- WIADOMOŚCI
Lukashenka shows up in Indonesia
Photo. President of the Republic of Belarus / https://president.gov.by/en
After 2020, Alyaksandr Lukashenka was supposed to be politically marginalised and reduced to a dependent executor of the Kremlin’s will. His visit to Indonesia shows something different: the Belarusian leader is still looking for space outside Europe, building contacts with the Global South and trying to prove that Minsk should not be seen only as an extension of Russia.
Lukashenka was received in Jakarta with full state protocol. The meeting with President Prabowo Subianto, the formal welcome ceremony, the honour escort, bilateral talks and the Indonesia–Belarus Cooperation Roadmap for 2026–2030 all matter for Minsk beyond the documents themselves.
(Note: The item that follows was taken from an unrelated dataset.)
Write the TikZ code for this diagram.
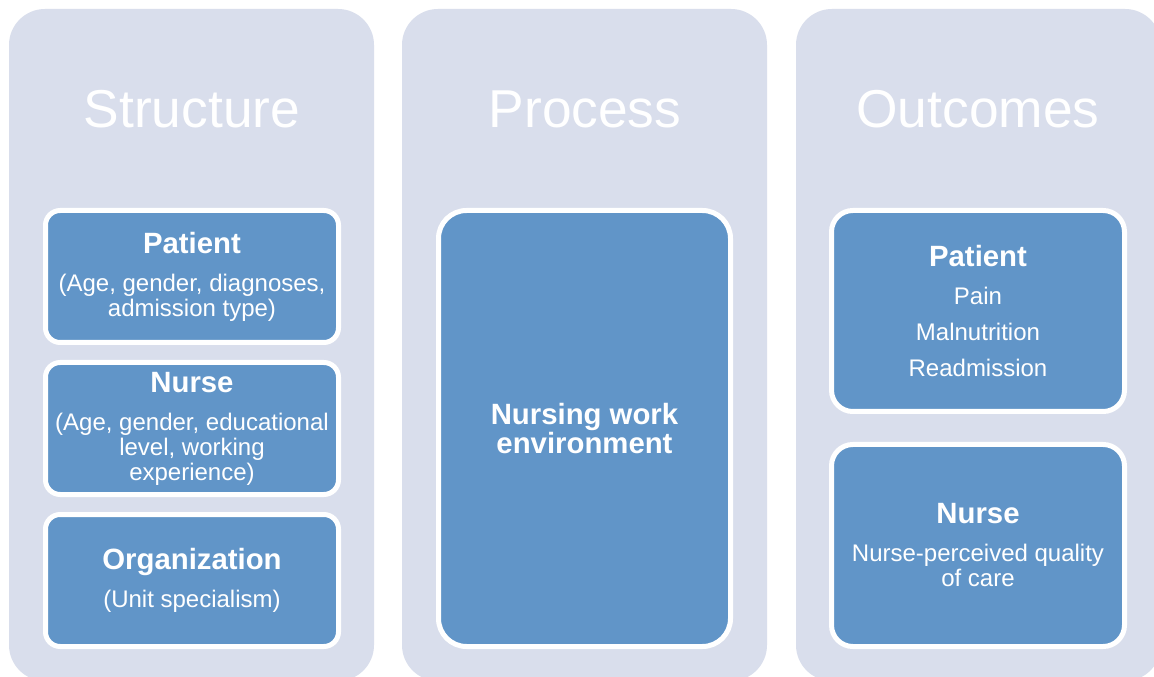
\documentclass[tikz,border=0pt]{standalone}
\usepackage{fontspec}
\setmainfont{Liberation Sans}
\definecolor{panelgrey}{RGB}{217,222,236}
\definecolor{cardblue}{RGB}{97,149,200}
\tikzset{
    panel/.style={fill=panelgrey, rounded corners=27pt},
    heading/.style={anchor=base, text=white, font=\fontsize{40}{40}\selectfont},
    card/.style={draw=white, line width=3.75pt, fill=cardblue, text=white, align=center, inner sep=0pt},
    body/.style={font=\fontsize{18}{18.75}\selectfont},
}
\newcommand{\cardtitle}[1]{{\bfseries\fontsize{22}{22}\selectfont #1}}
\begin{document}
\begin{tikzpicture}[x=0.75pt,y=-0.75pt]
        \clip (0,0) rectangle (1154,677);
        \fill [white] (0,0) rectangle (1154,677);
        % the three columns
        \fill [panel] (9,9) rectangle (374,681);
        \fill [panel] (402,9) rectangle (767,681);
        \fill [panel] (796,9) rectangle (1161,681);
        \node [heading] (structure) at (192,128) {Structure};
        \node [heading] (process) at (585,128) {Process};
        \node [heading] (outcomes) at (978,128) {Outcomes};
        % structure
        \node [card, body, rounded corners=11pt, minimum width=219.75pt, minimum height=99pt] (spatient) at (192,276.5)
            {\cardtitle{Patient}\\[9.75pt](Age, gender, diagnoses,\\admission type)};
        \node [card, body, rounded corners=11pt, minimum width=219.75pt, minimum height=99pt] (snurse) at (192,428.5)
            {\cardtitle{Nurse}\\[9.75pt](Age, gender, educational\\level, working\\experience)};
        \node [card, body, rounded corners=11pt, minimum width=219.75pt, minimum height=99pt] (sorg) at (192,580.5)
            {\cardtitle{Organization}\\[9.75pt](Unit specialism)};
        % process
        \node [card, font=\fontsize{22}{21.75}\selectfont\bfseries, rounded corners=21pt, minimum width=219pt, minimum height=327pt] (penv) at (584.5,428.5)
            {Nursing work\\environment};
        % outcomes
        \node [card, font=\fontsize{18}{27}\selectfont, rounded corners=16pt, minimum width=219.75pt, minimum height=150.75pt] (opatient) at (978,311)
            {\cardtitle{Patient}\\[1.5pt]Pain\\Malnutrition\\Readmission};
        \node [card, body, rounded corners=16pt, minimum width=219.75pt, minimum height=151.5pt] (onurse) at (978,545.5)
            {\cardtitle{Nurse}\\[9.75pt]Nurse-perceived quality\\of care};
\end{tikzpicture}
\end{document}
Belarus wants to show that despite sanctions, Western isolation and dependence on Russia, it still has access to major non-European partners.
Indonesia is not a random destination. It is Southeast Asia’s largest economy, a growing global player, a major food-security market and a state with a tradition of multi-vector diplomacy. For Lukashenka, this means room to discuss fertilisers, agricultural machinery, manufacturing, supply chains, technology and access to wider Eurasian trade links. For Indonesia, the relationship with Belarus appears mostly pragmatic: agriculture, food security, trade, industry and economic diversification.
It is also worth noting that Indonesia is not peripheral in defence politics. It is one of France’s important arms customers and a partner country of France’s military parade. This makes Lukashenka’s visit more symbolic. The leader of a sanctioned state is received with honours in a country where Western capitals, including Paris, are also trying to build influence. It shows that outside Europe, the isolation of Minsk has clear limits.
Lukashenka is working on several tracks at the same time. He remains dependent on Russia, develops relations with China and searches for openings in Asia, Africa and the Global South. His aim is clear and obvious: to show that Belarus has not been fully locked inside Russia’s sphere and that Minsk can still conduct its own foreign policy, even within limits set by the Kremlin. The visit to Indonesia does not change Belarus’s strategic dependence on Moscow, but it helps Lukashenka tell the world that he is not simply standing under Putin’s boot.